Summer capital drafting tourism survival plan

BAGUIO CITY—The 1990 earthquake, a meningococcemia outbreak and Typhoon “Pepeng” in 2009 almost snatched away the charm this city has over local tourists.

But as business from tourism continues to slide, the summer capital’s hotel and restaurant sector has come up with a survival plan to help investors recoup losses when an unexpected crisis occurs.

The plan includes improving access roads and parks and hotel accommodations, and investing in new marketing and advertising schemes, according to Anthony de Leon, chair of  Hotel and Restaurant Association of Baguio (HRAB).

He said businessmen had realized that they did not have any “recovery plan” after meningococcemia struck or contingency plans after Pepeng caused landslides that blocked all three routes to Baguio and isolated the city.

“When the 2009 Advertising Congress pulled out [due to the Pepeng-triggered landslides], we experienced potential revenue losses because we spent millions of pesos preparing for the congress, yet the businessmen were unprepared with a backup plan,” he said.

The heart of the recovery plan would be the improvement of Burnham Park because it remains the most popular tourist haunt in the city, said Heiner Maulbecker, an HRAB board director.

“We cannot compete with Boracay, but we can show people our nature and culture [in the mountain region]. Kids do not want to go to Baguio because it is boring. These [insights] are the things that we should listen to,” Maulbecker said.

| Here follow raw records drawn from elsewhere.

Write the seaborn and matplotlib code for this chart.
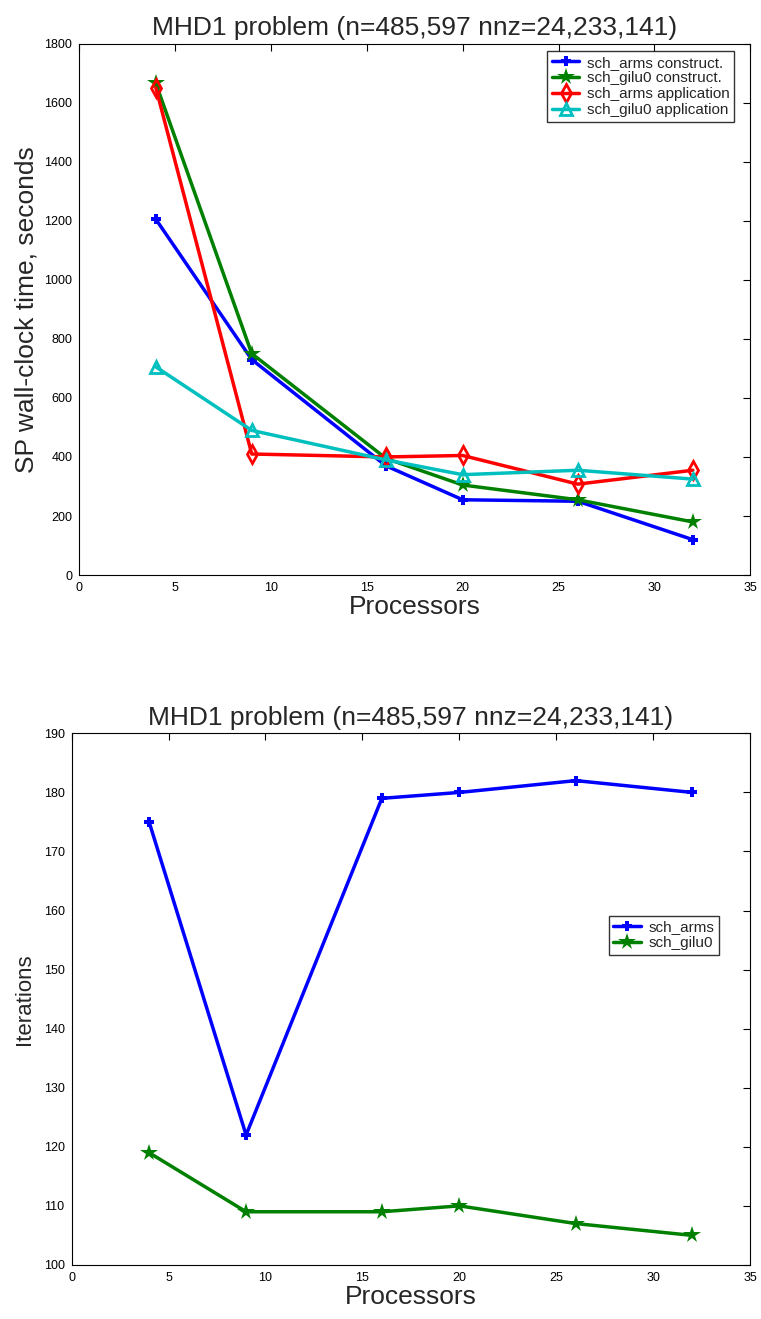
import pandas as pd
import matplotlib.pyplot as plt
import seaborn as sns

sns.set_style("white")
plt.rcParams['font.family'] = ['Liberation Sans', 'DejaVu Sans']

# --- data ---
procs = [4, 9, 16, 20, 26, 32]

arms_construct = [1205, 730, 370, 255, 250, 120]
gilu0_construct = [1665, 750, 395, 305, 255, 180]
arms_application = [1650, 410, 400, 405, 308, 355]
gilu0_application = [705, 490, 390, 340, 355, 325]

arms_iters = [175, 122, 179, 180, 182, 180]
gilu0_iters = [119, 109, 109, 110, 107, 105]

title = 'MHD1 problem (n=485,597 nnz=24,233,141)'

fig = plt.figure(figsize=(7.61, 13.19), dpi=100)
ax1 = fig.add_axes([0.104, 0.564, 0.882, 0.403])
ax2 = fig.add_axes([0.094, 0.041, 0.892, 0.403])

top_series = [
    ('sch_arms construct.', arms_construct, '#0000ff', 'P', 7),
    ('sch_gilu0 construct.', gilu0_construct, '#008000', '*', 13),
    ('sch_arms application', arms_application, '#ff0000', 'd', 9),
    ('sch_gilu0 application', gilu0_application, '#00bfbf', '^', 9),
]
for name, vals, col, mk, ms in top_series:
    df = pd.DataFrame({'Processors': procs, 'val': vals})
    if mk in ('d', '^'):
        kw = dict(markerfacecolor='none', markeredgewidth=2)
    else:
        kw = dict(markerfacecolor=col, markeredgewidth=0)
    sns.lineplot(data=df, x='Processors', y='val', ax=ax1, color=col, marker=mk,
                 markersize=ms, linewidth=2.5, label=name, markeredgecolor=col, **kw)

bottom_series = [
    ('sch_arms', arms_iters, '#0000ff', 'P', 7),
    ('sch_gilu0', gilu0_iters, '#008000', '*', 13),
]
for name, vals, col, mk, ms in bottom_series:
    df = pd.DataFrame({'Processors': procs, 'val': vals})
    sns.lineplot(data=df, x='Processors', y='val', ax=ax2, color=col, marker=mk,
                 markersize=ms, linewidth=2.5, label=name, markeredgecolor=col,
                 markeredgewidth=0)

for ax in (ax1, ax2):
    ax.set_xlim(0, 35)
    ax.set_xticks(range(0, 36, 5))
    ax.tick_params(direction='in', top=True, right=True, length=5, labelsize=9,
                   colors='black', width=0.8, pad=5)
    for s in ax.spines.values():
        s.set_color('black')
        s.set_linewidth(0.8)
    ax.set_title(title, fontsize=19, pad=6)
    ax.set_xlabel('Processors', fontsize=19, labelpad=1)

ax1.set_ylim(0, 1800)
ax1.set_yticks(range(0, 1801, 200))
ax1.set_ylabel('SP wall-clock time, seconds', fontsize=19, labelpad=4)
ax1.legend(loc='upper right', bbox_to_anchor=(0.976, 0.986), borderaxespad=0,
           fontsize=11, frameon=True, fancybox=False, edgecolor='black',
           borderpad=0.3, labelspacing=0.12, handlelength=1.8, handletextpad=0.5)

ax2.set_ylim(100, 190)
ax2.set_yticks(range(100, 191, 10))
ax2.set_ylabel('Iterations', fontsize=16, labelpad=6)
ax2.legend(loc='center right', bbox_to_anchor=(0.965, 0.62), fontsize=11,
           frameon=True, fancybox=False, edgecolor='black', borderpad=0.3,
           labelspacing=0.12, handlelength=1.8, handletextpad=0.5)

fig.savefig('out.png', dpi=100)
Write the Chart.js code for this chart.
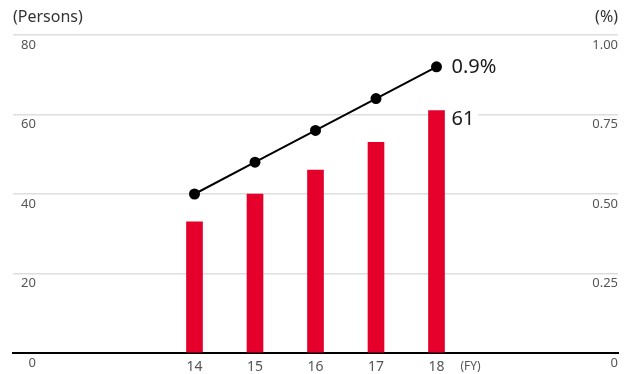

Baguio is still a preference for hosting conferences and seminars, he said.

From January to March, the Department of Tourism reported that 135,566 tourists visited the city, a 33-percent drop from the 201,234 tourists in the same period in 2010.

The DOT Cordillera office attributed the decline to the city’s “image problems”—traffic jams, limited parking spaces, uncollected street garbage, and criminality.

“We are aware of the decline [in Baguio tourism] but people cannot blame government. The competition has become stiffer. We should come up with a master plan for the next five years,” De Leon said.